Me voici donc embarquée à ses côtés afin d'essayer de comprendre ce qu'Einstein cachait dans son fameux E=MC2.
Pour nous aider, Léo, un journaliste obscur, déroule l'Histoire des mathématiques de l'Antiquité égyptienne, en passant par Aristote, Copernic, Descartes ou Newton, jusqu'à notre fameux "grand zinzin" Einstein.

Le roman se situe donc à deux niveaux : la course poursuite d'Irène qui tente de résoudre la dernière énigme que son mari lui a laissée avant de disparaître, d'une part. et de l'autre, un cours accéléré des progrès scientifiques, brossant les biographies et théories de ceux qui ont compté dans le décryptage de notre univers complexe.

Et bien, je dois reconnaître que j'ai trouvé cette seconde partie une peu trop longue.
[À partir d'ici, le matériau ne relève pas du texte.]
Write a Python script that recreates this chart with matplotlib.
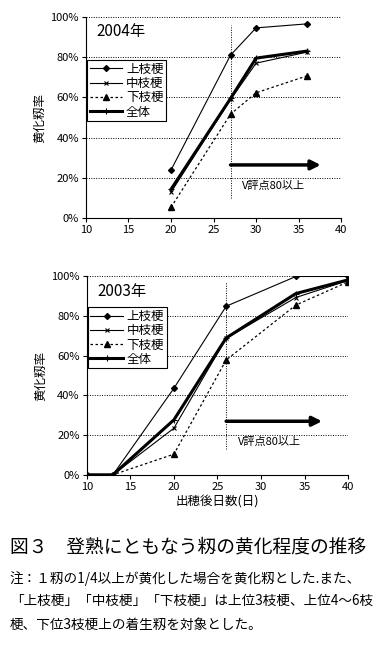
import matplotlib.pyplot as plt
from matplotlib.ticker import FuncFormatter

plt.rcParams['font.family'] = ['Noto Sans CJK JP', 'DejaVu Sans']

# 2004 data
x_2004 = [20, 27, 30, 36]
upper_2004 = [24, 81, 94.5, 96.5]
middle_2004 = [13, 59, 77, 82.5]
lower_2004 = [5.5, 51.7, 62.3, 70.7]
total_2004 = [14.4, 59.5, 79.5, 83]

# 2003 data
x_2003 = [10, 13, 20, 26, 34, 40]
upper_2003 = [0, 0, 43.6, 85, 100, 100]
middle_2003 = [0, 0, 23.5, 68.8, 89.4, 98]
lower_2003 = [0, 0, 10.4, 57.9, 85.6, 97.3]
total_2003 = [0, 0, 27.7, 69, 91.4, 98.3]

series_names = ['上枝梗', '中枝梗', '下枝梗', '全体']
xticks = [10, 15, 20, 25, 30, 35, 40]
yticks = [0, 20, 40, 60, 80, 100]

fig = plt.figure(figsize=(3.89, 6.46), dpi=100)
ax1 = fig.add_axes([0.221, 0.662, 0.656, 0.312])
ax2 = fig.add_axes([0.223, 0.265, 0.672, 0.307])


def draw_panel(ax, x, up, mid, low, tot, year, vline_x, vspan, arrow_y, arrow_end, leg_y):
    ax.plot(x, up, color='black', lw=0.8, marker='D', ms=3, label=series_names[0])
    ax.plot(x, mid, color='black', lw=0.8, marker='x', ms=3, mew=0.8, label=series_names[1])
    ax.plot(x, low, color='black', lw=0.9, ls=(0, (2, 2)), marker='^', ms=5, label=series_names[2])
    ax.plot(x, tot, color='black', lw=2.2, marker='+', ms=5, mew=0.8, label=series_names[3])
    ax.set_xlim(10, 40)
    ax.set_ylim(0, 100)
    ax.set_xticks(xticks)
    ax.set_yticks(yticks)
    ax.yaxis.set_major_formatter(FuncFormatter(lambda v, p: f'{v:.0f}%'))
    ax.tick_params(labelsize=8, length=3, width=0.8, direction='out', pad=2)
    ax.yaxis.grid(True, ls=(0, (1, 1.5)), color='black', lw=0.7)
    for s in ['top', 'right']:
        ax.spines[s].set_visible(False)
    for s in ['left', 'bottom']:
        ax.spines[s].set_linewidth(0.8)
    ax.set_ylabel('黄化籾率', fontsize=9, labelpad=3)
    ax.plot([vline_x, vline_x], vspan, color='black', lw=0.7, ls=(0, (1, 1.5)))
    ax.annotate('', xy=(arrow_end, arrow_y), xytext=(vline_x, arrow_y),
                arrowprops=dict(arrowstyle='-|>', lw=2.5, color='black',
                                mutation_scale=14, shrinkA=0, shrinkB=0))
    ax.text(vline_x + 1.3, arrow_y - 10.5, 'V評点80以上', fontsize=8, va='center')
    ax.text(0.04, 0.925, year, transform=ax.transAxes, fontsize=11, va='center')
    leg = ax.legend(loc='upper left', bbox_to_anchor=(0.0, leg_y), fontsize=9,
                    handlelength=2.6, handletextpad=0.3, labelspacing=0.1,
                    borderpad=0.2, fancybox=False, framealpha=1,
                    edgecolor='black', borderaxespad=0.1)
    leg.get_frame().set_linewidth(0.8)


draw_panel(ax1, x_2004, upper_2004, middle_2004, lower_2004, total_2004,
           '2004年', 27, [10, 96], 26.5, 37.6, 0.79)
draw_panel(ax2, x_2003, upper_2003, middle_2003, lower_2003, total_2003,
           '2003年', 26, [13, 97], 27, 37.0, 0.85)
ax2.set_xlabel('出穂後日数(日)', fontsize=9, labelpad=2)

fig.text(0.025, 0.153, '図３　登熟にともなう籾の黄化程度の推移', fontsize=13.5, va='center')
notes = ['注：１籾の1/4以上が黄化した場合を黄化籾とした.また、',
         '「上枝梗」「中枝梗」「下枝梗」は上位3枝梗、上位4～6枝',
         '梗、下位3枝梗上の着生籾を対象とした。']
for i, line in enumerate(notes):
    fig.text(0.025, 0.105 - i * 0.036, line, fontsize=9.8, va='center')

fig.savefig('out.png', dpi=100)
Non pas que le côté scientifique soit abscons, bien au contraire. Leïla Haddad a su parfaitement vulgariser des principes qui m'étaient jusqu'alors totalement inaccessibles. Mais les parenthèses et digressions trop nombreuses sur la vie des grands zinzins me faisaient oublier le roman, et il me semblait lire un ouvrage théorique. Or, si j'avais acheté cette fiction, c'était bien pour pouvoir appréhender des notions abstraites et complexes sous une forme ludique.
Je pense que quelques coupes sérieuses dans les passages autobiographiques et une narration plus resserrée auraient permis à cette fiction de vulgarisation scientifique d'atteindre réellement son but.
En attendant, je ne regarderai plus jamais du même œil, un oignon, un citron dans un verre de boisson gazeuse, ou une simple feuille de papier. Pourquoi ? Lisez "Le principe du tire-bouchon", vous comprendrez alors de quoi je veux parler.

Extrait :

- Ce mouvement de la Terre, nous ne pouvons et ne pourrons jamais le sentir. Nous savons qu'elle bouge, et pourtant tous nos sens nous hurlent que c'est le pendule [de Foucault]. Connaissez-vous le principe du tire-bouchon?
- Jamais entendu parler. Il fait aussi partie de la relativité?
- Et comment !
Léo posa sur le sol le gros sac en cuir noir qu'il portait à l'épaule et en sortit deux bouteilles de bourgogne, plus une paire de tire-bouchon modèle standard, avec deux oreilles et une queue en ressort.
- Vous croyez que c'est raisonnable? bredouilla Irène, en jetant un regard autour d'elle.
- Il paraît qu'on ne comprend la physique qu'en tripotant, s'exclama-t-il en lui tendant une bouteille et un tire-bouchon. Vous pouvez l'ouvrir?
- Heu...
- Juste enfoncer le tire-bouchon.
- Voilà, s'exécuta-t-elle.
- Dans quel sens avez-vous fait tourner le tire-bouchon?
- Heu... temporisa Irène en répétant le geste au-dessus de sa bouteille. Dans ce sens-là...
- Celui des aiguilles d'une montre. De gauche à droite. Est-ce qu'il y a un autre moyen d'ouvrir cette bouteille?
- Je ne crois pas, non.
- Pourtant, si. Regardez.
Léo avait pris la seconde bouteille et piqué dedans le second tire-bouchon.
- Je prends ma bouteille et mon tire-bouchon, continua-t-il. Je l'enfonce un peu...
Puis il posa la bouteille sur sa cuisse et la fit pivoter autour du tire-bouchon, maintenu immobile.
- Je le tiens bien fixe, conclut-il. Et... je tourne la bouteille dans le sens inverse des aiguilles d'une montre... de la droite vers la gauche.
- C'est compliqué !
- Je suis d'accord. J'ai dû beaucoup m'entraîner. Voilà...
Le tire-bouchon était enfoncé presque jusqu'à la garde dans le morceau de liège. Léo prit les deux bouteilles et les plaça côte à côte sur le sol. Les mains sur les hanches, il les contempla avec un air satisfait.
- Il n'y a plus qu'à tirer pour ouvrir... Le résultat est exactement le même, il n'y a aucune différence entre les deux bouteilles. Que j'aie tourné le tire-bouchon dans le sens des aiguilles d'une montre, ou la bouteille dans le sens inverse, les deux méthodes sont tout à fait équivalentes. Si je ne vous avais rien dit et rien montré, vous auriez été incapable de me dire laquelle a été employée et pour quelle bouteille. C'est la même chose pour la Terre et le ciel. Que ce soit l'un ou l'autre qui bouge, c'est du pareil au même.
- C'est à dire?
- C'est à dire que nous observons de toutes façon exactement la même chose.